There is something sickening attached to what I learned in therapy, attached to this clinical part. I learned that my brain, my self, created unhealthy neurological pathways. I made so many unhealthy choices that I gave myself a disorder. Though I am trying to pull myself out of those deep problematic neurological pathways, I am haunted by this idea that I gave myself a disorder.
It is a strange sensation to watch yourself in very real, tangible ways change into a person you don’t recognize. Last year I noticed I’d creep away from loud conversations and into the confines of my bedroom. Outside of my house, I noticed when conversations got loud more often and would remove myself from them, not commenting or speaking up. In these awake times, there were never waves of anxiety. So why was I creating distance between myself and the people around me? Why, when I genuinely liked and wanted to share my life with the people around me, was I reverting more inwardly than ever?

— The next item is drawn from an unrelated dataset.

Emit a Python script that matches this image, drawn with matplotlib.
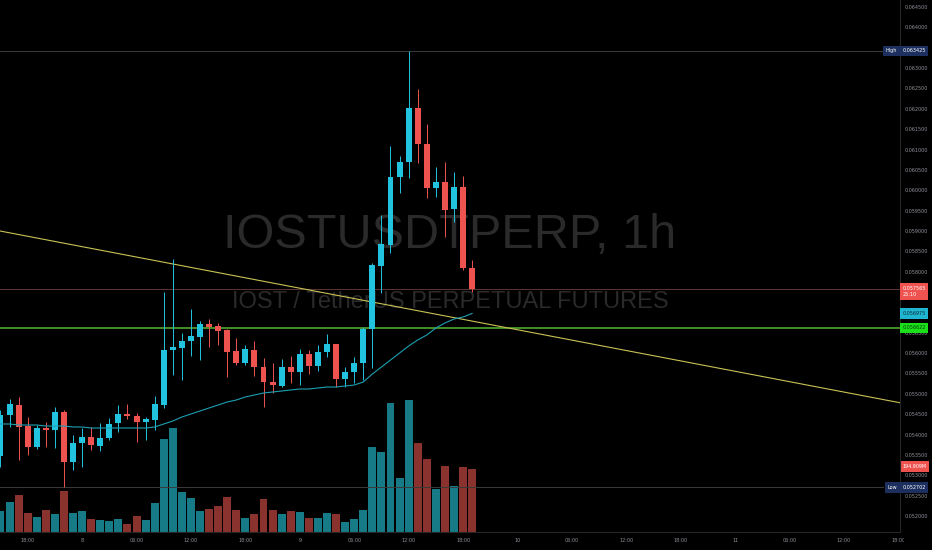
import numpy as np
import matplotlib.pyplot as plt
from matplotlib.patches import Rectangle

# hourly candles, 7th 15:00 -> 9th 19:00
opens = [0.053474, 0.054481, 0.054726, 0.054210, 0.053695, 0.054161, 0.054112, 0.054554, 0.053326, 0.053793,
         0.053940, 0.053719, 0.053916, 0.054284, 0.054505, 0.054456, 0.054309, 0.054358, 0.054726, 0.056077,
         0.056126, 0.056298, 0.056396, 0.056716, 0.056666, 0.056568, 0.056053, 0.055758, 0.056077, 0.055659,
         0.055291, 0.055193, 0.055659, 0.055537, 0.055979, 0.055684, 0.056028, 0.056224, 0.055365, 0.055537,
         0.055758, 0.056593, 0.058140, 0.058656, 0.060326, 0.060694, 0.062021, 0.061136, 0.060056, 0.060203,
         0.059540, 0.060080, 0.058091]
highs = [0.054603, 0.054874, 0.054923, 0.054431, 0.054235, 0.054309, 0.054677, 0.054603, 0.053989, 0.054161,
         0.054186, 0.054284, 0.054407, 0.054726, 0.054751, 0.054530, 0.054431, 0.054947, 0.057501, 0.058312,
         0.056495, 0.057084, 0.056789, 0.056838, 0.056740, 0.056593, 0.056372, 0.056200, 0.056298, 0.055881,
         0.055758, 0.055856, 0.055930, 0.056102, 0.056077, 0.056200, 0.056470, 0.056224, 0.055659, 0.055905,
         0.056642, 0.058214, 0.059393, 0.061087, 0.060842, 0.063425, 0.062487, 0.061628, 0.060571, 0.060694,
         0.060449, 0.060350, 0.058287]
lows = [0.053203, 0.054186, 0.053375, 0.053498, 0.053646, 0.053695, 0.053670, 0.052702, 0.053130, 0.053203,
        0.053621, 0.053596, 0.053867, 0.054063, 0.054382, 0.053817, 0.053867, 0.054112, 0.054653, 0.055463,
        0.055340, 0.055930, 0.055831, 0.056151, 0.056200, 0.055414, 0.055709, 0.055709, 0.055438, 0.054677,
        0.055021, 0.055168, 0.055267, 0.055217, 0.055488, 0.055561, 0.055905, 0.055168, 0.055168, 0.055267,
        0.055340, 0.055635, 0.057477, 0.058459, 0.059933, 0.060301, 0.060670, 0.059810, 0.059835, 0.058852,
        0.059221, 0.058042, 0.057501]
closes = [0.054481, 0.054751, 0.054186, 0.053695, 0.054161, 0.054112, 0.054554, 0.053326, 0.053793, 0.053940,
          0.053744, 0.053916, 0.054260, 0.054505, 0.054456, 0.054309, 0.054382, 0.054751, 0.056077, 0.056151,
          0.056298, 0.056421, 0.056716, 0.056642, 0.056544, 0.056028, 0.055758, 0.056102, 0.055659, 0.055291,
          0.055217, 0.055659, 0.055537, 0.055979, 0.055684, 0.056028, 0.056224, 0.055365, 0.055537, 0.055758,
          0.056593, 0.058165, 0.058680, 0.060326, 0.060694, 0.062021, 0.061136, 0.060056, 0.060203, 0.059515,
          0.060080, 0.058091, 0.057565]
volumes = [65, 94, 114, 59, 47, 68, 56, 127, 59, 65,
           39, 37, 34, 39, 25, 50, 37, 89, 286, 322,
           125, 104, 65, 71, 80, 107, 68, 44, 55, 101,
           68, 55, 65, 62, 42, 42, 59, 57, 30, 40,
           67, 263, 248, 400, 166, 408, 276, 225, 132, 204,
           143, 201, 194.909]  # millions
ma = [0.054260, 0.054260, 0.054235, 0.054235, 0.054235, 0.054210, 0.054210, 0.054210, 0.054186, 0.054186,
      0.054161, 0.054161, 0.054161, 0.054161, 0.054161, 0.054161, 0.054161, 0.054186, 0.054260, 0.054333,
      0.054431, 0.054505, 0.054579, 0.054653, 0.054726, 0.054800, 0.054849, 0.054923, 0.054972, 0.055021,
      0.055045, 0.055070, 0.055095, 0.055119, 0.055119, 0.055144, 0.055168, 0.055168, 0.055193, 0.055217,
      0.055291, 0.055488, 0.055659, 0.055831, 0.056003, 0.056175, 0.056323, 0.056445, 0.056617, 0.056740,
      0.056838, 0.056887, 0.056975]

time_labels = ['18:00', '8', '06:00', '12:00', '18:00', '9', '06:00', '12:00', '18:00',
               '10', '06:00', '12:00', '18:00', '11', '06:00', '12:00', '18:00']
first_tick = 3  # 18:00 on the 7th is the 4th candle

trend_x = [-0.05, 99.2]
trend_y = [0.05900, 0.05478]
level_green = 0.056622
high_val = 0.063425
low_val = 0.052702
last_price = 0.057565
ma_last = 0.056975
last_vol = '194.909M'
hidden_ticks = ['0.063500', '0.057500', '0.057000']  # sit under the price tags

UP = '#22c3df'
DOWN = '#ef5350'
VUP = '#167b86'
VDOWN = '#8a332e'
GRAY = '#8f929a'
WM = ['Liberation Sans', 'DejaVu Sans']

fig = plt.figure(figsize=(9.32, 5.5), dpi=100, facecolor='black')
rect = [0, 18 / 550, 900 / 932, 532 / 550]
vax = fig.add_axes(rect)
ax = fig.add_axes(rect, sharex=vax)
vax.set_zorder(0)
ax.set_zorder(1)
ax.patch.set_visible(False)
vax.axis('off')

n = len(closes)
x = np.arange(n)
up = np.array(closes) >= np.array(opens)

# watermark
vax.text(0.5, 0.558, 'IOSTUSDTPERP, 1h', transform=vax.transAxes, ha='center', va='center',
         fontsize=35, color='#2a2a2a', family=WM)
vax.text(0.5, 0.432, 'IOST / TetherUS PERPETUAL FUTURES', transform=vax.transAxes, ha='center',
         va='center', fontsize=17, color='#2a2a2a', family=WM)

# volume
vax.bar(x, volumes, width=0.88, color=[VUP if u else VDOWN for u in up], zorder=2)
vax.set_ylim(0, 1644)

# levels
ax.axhline(level_green, color='#4a9a2c', lw=1.3, zorder=1)
ax.axhline(last_price, color='#5c3434', lw=0.7, zorder=1)
ax.plot([-1, 97.3], [high_val, high_val], color='#3a3a3a', lw=0.7, zorder=1)
ax.plot([-1, 97.3], [low_val, low_val], color='#3a3a3a', lw=0.7, zorder=1)
ax.plot(trend_x, trend_y, color='#c9c254', lw=0.8, zorder=2)

# candles
cols = [UP if u else DOWN for u in up]
ax.vlines(x, lows, highs, colors=cols, lw=0.7, zorder=3)
body_lo = np.minimum(opens, closes)
body_h = np.maximum(np.abs(np.array(closes) - np.array(opens)), 0.00002)
ax.bar(x, body_h, bottom=body_lo, width=0.66, color=cols, zorder=4)
ax.plot(x, ma, color='#1d9fb2', lw=0.8, zorder=5)

ax.set_xlim(-0.05, 99.17)
ax.set_ylim(0.051607, 0.064673)

yt = np.arange(0.052, 0.06451, 0.0005)
ax.set_yticks(yt)
ylabels = ['%.6f' % v for v in yt]
ax.set_yticklabels(['' if s in hidden_ticks else s for s in ylabels])
ax.yaxis.tick_right()
xt = np.arange(first_tick, first_tick + 6 * len(time_labels), 6)
ax.set_xticks(xt)
ax.set_xticklabels(time_labels)
ax.tick_params(axis='both', length=0, labelsize=3.5, colors=GRAY)
ax.tick_params(axis='y', pad=3.5)
ax.tick_params(axis='x', pad=4.5)
for s in ['top', 'left']:
    ax.spines[s].set_visible(False)
for s in ['right', 'bottom']:
    ax.spines[s].set_color('#262626')
    ax.spines[s].set_linewidth(0.8)

# price axis tags
ytr = ax.get_yaxis_transform()
def tag(y, txt, fc, tc='white', xpos=1.0025, ha='left', va='center'):
    ax.text(xpos, y, txt, transform=ytr, ha=ha, va=va, fontsize=3.5, color=tc, zorder=10,
            clip_on=False, bbox=dict(boxstyle='square,pad=0.55', fc=fc, ec='none'))

tag(high_val, '%.6f' % high_val, '#1c2f5e')
tag(high_val, 'High', '#1c2f5e', xpos=0.997, ha='right')
tag(low_val, '%.6f' % low_val, '#1c2f5e')
tag(low_val, 'Low', '#1c2f5e', xpos=0.997, ha='right')
tag(last_price + 0.00008, '%.6f\n25:10' % last_price, DOWN, va='top')
tag(ma_last, '%.6f' % ma_last, '#1fb5d0', tc='#0b2a33')
tag(level_green, '%.6f' % level_green, '#19e019', tc='#0b3a0b')
vax.text(1.0025, volumes[-1] + 8, last_vol, transform=vax.get_yaxis_transform(), ha='left', va='center',
         fontsize=3.5, color='white', zorder=10, clip_on=False,
         bbox=dict(boxstyle='square,pad=0.55', fc=DOWN, ec='none'))

# cut the last time label at the price scale edge
fig.add_artist(Rectangle((904 / 932, 0), 28 / 932, 17 / 550, transform=fig.transFigure,
                         fc='black', ec='none', zorder=20))

fig.savefig('out.png', dpi=100, facecolor='black')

So this week I sat on each of my roommates’ beds and challenged myself to explain my insomnia, something I always struggled to make public. As I opened my mouth an elevator speech of what my insomnia is like flowed from my mouth, and, strangely, I didn’t hate it. I said it seven times, to each of them, and for the first time in a long time I recognized and liked the sound of my own voice. I wasn’t explaining a diagnosis, I wasn’t explaining a definition of insomnia that I had Googled, I was explaining, quite simply, me.
Just like those deep grooves that are the neurological pathways in my brain, I’m typing these words to create new grooves that lead to a healthy explanation of my anxiety. I’m pulling myself out of the problematic grooves. I’m remapping my brain.
I’ll now always think of my anxiety as not general, not the same, most common mental disorder in the country, not everyone else’s. I’ll think of it as this peculiar, hybrid disorder that surfaces only in this unique arena right before and right after sleep. Sleep is a romantic time between self-awareness and self-lost-ness, and I feel lucky my anxiety allows me to exist so alert in these times: They might be the most important. I’ll share what I can about this precious part of me and I’ll know sharing feels reassuring and rewarding. But I won’t forget that there is beauty in the nuances of my secret: There will always be a little bit of all of this that is still unsolved, and I’m not afraid, worried or anxious to keep that part to myself.
I am going to create a new word for my type of anxiety — a precious type that only comes alive in the secret moments in between the conscious and the unconscious. That word will be all mine.